# PROMPT
Quote word for word the lines below, beginning with the first and ending with the one that has "const X_STEP = 2;". Drop the pictures.

# DATASET EXTRACT
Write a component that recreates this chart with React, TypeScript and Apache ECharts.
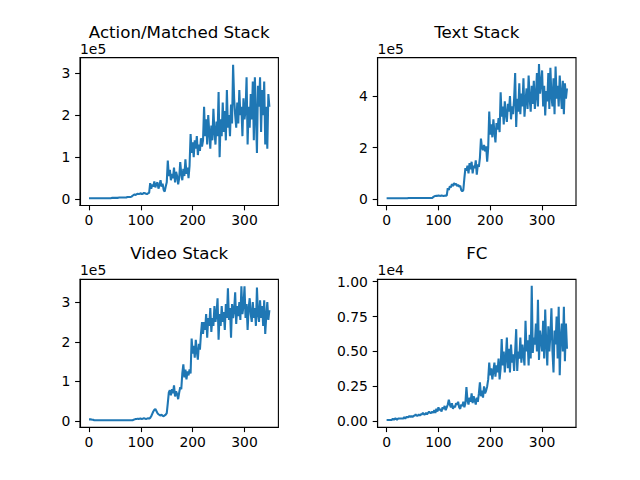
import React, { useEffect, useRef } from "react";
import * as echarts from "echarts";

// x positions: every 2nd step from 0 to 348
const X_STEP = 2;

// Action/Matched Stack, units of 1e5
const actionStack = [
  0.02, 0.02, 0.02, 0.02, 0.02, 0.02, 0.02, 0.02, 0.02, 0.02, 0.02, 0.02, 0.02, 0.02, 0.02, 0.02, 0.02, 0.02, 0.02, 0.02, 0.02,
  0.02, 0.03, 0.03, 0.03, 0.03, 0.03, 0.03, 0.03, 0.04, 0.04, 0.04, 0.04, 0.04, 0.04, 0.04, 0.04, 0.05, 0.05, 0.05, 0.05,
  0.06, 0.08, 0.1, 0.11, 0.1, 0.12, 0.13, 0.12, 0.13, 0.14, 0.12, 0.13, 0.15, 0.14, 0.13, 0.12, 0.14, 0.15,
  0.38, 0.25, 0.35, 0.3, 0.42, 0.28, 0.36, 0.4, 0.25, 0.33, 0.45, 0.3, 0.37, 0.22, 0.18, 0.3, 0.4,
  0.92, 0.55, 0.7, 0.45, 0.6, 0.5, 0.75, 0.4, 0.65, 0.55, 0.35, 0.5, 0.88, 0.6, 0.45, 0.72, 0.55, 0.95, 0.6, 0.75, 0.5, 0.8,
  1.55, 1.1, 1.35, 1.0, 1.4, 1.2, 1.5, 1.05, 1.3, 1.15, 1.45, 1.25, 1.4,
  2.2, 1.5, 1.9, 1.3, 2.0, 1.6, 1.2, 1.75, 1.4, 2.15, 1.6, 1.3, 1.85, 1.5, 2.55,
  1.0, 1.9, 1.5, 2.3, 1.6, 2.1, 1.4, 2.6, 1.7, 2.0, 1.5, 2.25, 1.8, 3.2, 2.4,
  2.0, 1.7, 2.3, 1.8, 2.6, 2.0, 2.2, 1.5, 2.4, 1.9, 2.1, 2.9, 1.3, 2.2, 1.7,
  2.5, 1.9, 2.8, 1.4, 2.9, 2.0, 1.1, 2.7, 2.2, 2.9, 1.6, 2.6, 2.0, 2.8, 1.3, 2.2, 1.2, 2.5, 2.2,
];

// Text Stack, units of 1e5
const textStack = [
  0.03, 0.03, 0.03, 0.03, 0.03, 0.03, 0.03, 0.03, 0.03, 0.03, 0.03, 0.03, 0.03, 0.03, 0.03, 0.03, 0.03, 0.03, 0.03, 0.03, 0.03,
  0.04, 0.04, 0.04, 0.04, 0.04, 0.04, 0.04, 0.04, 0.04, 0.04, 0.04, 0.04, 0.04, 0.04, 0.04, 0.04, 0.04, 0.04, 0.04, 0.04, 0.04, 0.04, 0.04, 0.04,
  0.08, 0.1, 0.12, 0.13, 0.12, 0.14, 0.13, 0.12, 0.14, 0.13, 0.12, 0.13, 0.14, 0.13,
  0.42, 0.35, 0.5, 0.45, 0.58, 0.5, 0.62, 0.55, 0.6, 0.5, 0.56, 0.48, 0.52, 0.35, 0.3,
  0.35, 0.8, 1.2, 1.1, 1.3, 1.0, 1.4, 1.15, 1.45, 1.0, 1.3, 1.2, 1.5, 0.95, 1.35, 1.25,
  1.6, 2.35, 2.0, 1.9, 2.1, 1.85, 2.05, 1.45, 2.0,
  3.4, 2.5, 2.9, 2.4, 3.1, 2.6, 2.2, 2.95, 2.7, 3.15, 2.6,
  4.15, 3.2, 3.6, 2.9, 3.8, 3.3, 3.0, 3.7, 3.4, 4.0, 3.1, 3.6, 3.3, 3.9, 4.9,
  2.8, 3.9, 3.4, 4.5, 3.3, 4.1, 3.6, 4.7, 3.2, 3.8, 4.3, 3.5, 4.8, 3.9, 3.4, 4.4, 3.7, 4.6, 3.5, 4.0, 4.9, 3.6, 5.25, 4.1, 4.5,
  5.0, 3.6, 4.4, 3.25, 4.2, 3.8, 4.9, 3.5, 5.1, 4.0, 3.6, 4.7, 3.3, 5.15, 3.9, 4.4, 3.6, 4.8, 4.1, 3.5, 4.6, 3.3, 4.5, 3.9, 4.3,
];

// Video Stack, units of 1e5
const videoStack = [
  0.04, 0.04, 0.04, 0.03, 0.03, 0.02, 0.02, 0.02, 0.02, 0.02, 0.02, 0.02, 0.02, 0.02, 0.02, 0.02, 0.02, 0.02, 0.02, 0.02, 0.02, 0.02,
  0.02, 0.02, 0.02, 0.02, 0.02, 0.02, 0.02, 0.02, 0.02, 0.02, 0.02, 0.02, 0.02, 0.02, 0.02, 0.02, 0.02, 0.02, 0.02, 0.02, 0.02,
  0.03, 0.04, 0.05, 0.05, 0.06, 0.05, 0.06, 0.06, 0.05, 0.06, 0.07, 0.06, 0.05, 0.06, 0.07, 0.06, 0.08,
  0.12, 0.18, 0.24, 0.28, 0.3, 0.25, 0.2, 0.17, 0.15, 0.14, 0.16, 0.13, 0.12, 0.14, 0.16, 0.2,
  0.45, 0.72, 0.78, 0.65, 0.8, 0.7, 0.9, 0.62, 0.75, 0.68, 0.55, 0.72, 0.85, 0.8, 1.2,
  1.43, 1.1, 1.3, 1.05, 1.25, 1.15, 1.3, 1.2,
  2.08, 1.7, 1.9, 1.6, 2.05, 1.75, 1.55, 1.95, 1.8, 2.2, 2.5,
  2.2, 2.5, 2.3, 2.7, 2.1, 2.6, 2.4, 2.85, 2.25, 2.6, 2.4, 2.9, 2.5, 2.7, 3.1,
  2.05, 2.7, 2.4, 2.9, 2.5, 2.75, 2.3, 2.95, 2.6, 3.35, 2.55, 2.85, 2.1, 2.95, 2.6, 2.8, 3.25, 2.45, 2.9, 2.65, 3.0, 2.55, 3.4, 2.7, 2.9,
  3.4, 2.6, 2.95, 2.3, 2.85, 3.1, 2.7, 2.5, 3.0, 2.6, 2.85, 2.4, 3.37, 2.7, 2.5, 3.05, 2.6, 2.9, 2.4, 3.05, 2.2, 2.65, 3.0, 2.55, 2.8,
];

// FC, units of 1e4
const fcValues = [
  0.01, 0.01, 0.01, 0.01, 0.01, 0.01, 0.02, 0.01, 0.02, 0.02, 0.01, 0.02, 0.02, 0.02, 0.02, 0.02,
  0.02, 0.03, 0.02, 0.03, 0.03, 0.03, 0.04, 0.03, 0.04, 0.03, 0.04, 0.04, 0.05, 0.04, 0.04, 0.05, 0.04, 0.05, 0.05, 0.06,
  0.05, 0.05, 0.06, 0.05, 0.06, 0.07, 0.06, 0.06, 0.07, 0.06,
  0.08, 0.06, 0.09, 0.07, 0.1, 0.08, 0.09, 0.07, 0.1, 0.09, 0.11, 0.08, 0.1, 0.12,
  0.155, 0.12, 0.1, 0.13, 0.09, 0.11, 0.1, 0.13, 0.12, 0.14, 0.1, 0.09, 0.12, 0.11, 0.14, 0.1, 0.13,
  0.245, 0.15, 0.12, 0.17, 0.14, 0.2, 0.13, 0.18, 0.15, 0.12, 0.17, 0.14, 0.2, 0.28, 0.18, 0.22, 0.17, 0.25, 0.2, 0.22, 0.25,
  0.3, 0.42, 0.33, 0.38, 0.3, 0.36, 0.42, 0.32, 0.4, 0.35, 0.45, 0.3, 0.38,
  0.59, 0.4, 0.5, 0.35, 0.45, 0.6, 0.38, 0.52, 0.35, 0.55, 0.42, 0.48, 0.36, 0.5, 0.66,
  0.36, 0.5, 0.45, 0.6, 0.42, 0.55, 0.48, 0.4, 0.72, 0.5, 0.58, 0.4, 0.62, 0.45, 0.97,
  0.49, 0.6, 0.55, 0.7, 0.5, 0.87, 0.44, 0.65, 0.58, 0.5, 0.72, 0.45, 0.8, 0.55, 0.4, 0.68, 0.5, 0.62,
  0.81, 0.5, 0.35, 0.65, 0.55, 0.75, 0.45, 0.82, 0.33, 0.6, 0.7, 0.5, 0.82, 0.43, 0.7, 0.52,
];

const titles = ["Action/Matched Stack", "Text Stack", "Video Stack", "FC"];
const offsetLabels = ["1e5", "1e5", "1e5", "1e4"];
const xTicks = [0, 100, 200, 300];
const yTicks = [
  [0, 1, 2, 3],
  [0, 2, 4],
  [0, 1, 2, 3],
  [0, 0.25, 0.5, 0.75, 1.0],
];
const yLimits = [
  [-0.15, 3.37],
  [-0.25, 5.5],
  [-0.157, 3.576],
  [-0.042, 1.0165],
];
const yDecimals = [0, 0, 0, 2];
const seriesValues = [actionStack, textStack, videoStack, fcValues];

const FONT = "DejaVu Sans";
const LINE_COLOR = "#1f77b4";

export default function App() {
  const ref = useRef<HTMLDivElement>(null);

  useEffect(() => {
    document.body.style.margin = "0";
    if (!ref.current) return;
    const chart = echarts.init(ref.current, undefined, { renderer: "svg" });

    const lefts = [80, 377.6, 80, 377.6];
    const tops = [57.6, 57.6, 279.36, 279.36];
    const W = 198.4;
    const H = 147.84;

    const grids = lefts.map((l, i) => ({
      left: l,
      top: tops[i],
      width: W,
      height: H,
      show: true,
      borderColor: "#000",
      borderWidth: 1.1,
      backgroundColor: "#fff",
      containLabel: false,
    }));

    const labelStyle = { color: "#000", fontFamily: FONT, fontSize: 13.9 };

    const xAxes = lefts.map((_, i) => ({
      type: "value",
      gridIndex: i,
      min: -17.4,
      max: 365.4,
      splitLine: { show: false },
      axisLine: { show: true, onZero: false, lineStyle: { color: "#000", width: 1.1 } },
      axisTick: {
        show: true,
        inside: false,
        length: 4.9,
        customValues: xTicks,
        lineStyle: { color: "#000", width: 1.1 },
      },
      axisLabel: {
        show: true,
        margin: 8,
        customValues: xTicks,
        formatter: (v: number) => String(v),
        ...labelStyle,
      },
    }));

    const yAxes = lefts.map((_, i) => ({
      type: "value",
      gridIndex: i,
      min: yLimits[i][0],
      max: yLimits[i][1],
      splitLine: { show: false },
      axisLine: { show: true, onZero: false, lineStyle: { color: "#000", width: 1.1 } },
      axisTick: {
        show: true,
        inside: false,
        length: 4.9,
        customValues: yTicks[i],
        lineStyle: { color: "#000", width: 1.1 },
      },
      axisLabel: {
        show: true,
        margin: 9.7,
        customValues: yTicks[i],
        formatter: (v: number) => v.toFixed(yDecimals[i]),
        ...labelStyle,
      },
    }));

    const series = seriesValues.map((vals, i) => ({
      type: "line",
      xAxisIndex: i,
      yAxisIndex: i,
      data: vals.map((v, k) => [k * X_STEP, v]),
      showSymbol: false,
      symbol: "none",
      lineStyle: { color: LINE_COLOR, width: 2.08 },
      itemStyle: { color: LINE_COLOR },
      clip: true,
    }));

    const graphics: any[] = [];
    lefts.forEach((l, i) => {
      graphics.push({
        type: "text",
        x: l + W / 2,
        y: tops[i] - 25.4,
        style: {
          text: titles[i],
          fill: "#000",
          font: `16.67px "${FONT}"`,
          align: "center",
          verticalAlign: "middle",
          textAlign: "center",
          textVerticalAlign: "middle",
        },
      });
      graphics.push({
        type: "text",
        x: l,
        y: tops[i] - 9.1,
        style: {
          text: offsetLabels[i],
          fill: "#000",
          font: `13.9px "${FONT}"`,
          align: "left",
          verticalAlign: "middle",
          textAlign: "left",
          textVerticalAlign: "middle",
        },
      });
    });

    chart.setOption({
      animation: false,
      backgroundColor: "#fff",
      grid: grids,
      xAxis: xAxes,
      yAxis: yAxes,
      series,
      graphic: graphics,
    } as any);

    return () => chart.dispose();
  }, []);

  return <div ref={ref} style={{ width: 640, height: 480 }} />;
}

# WRITTEN ANSWER
Write a component that recreates this chart with React, TypeScript and Apache ECharts.
import React, { useEffect, useRef } from "react";
import * as echarts from "echarts";

// x positions: every 2nd step from 0 to 348
const X_STEP = 2;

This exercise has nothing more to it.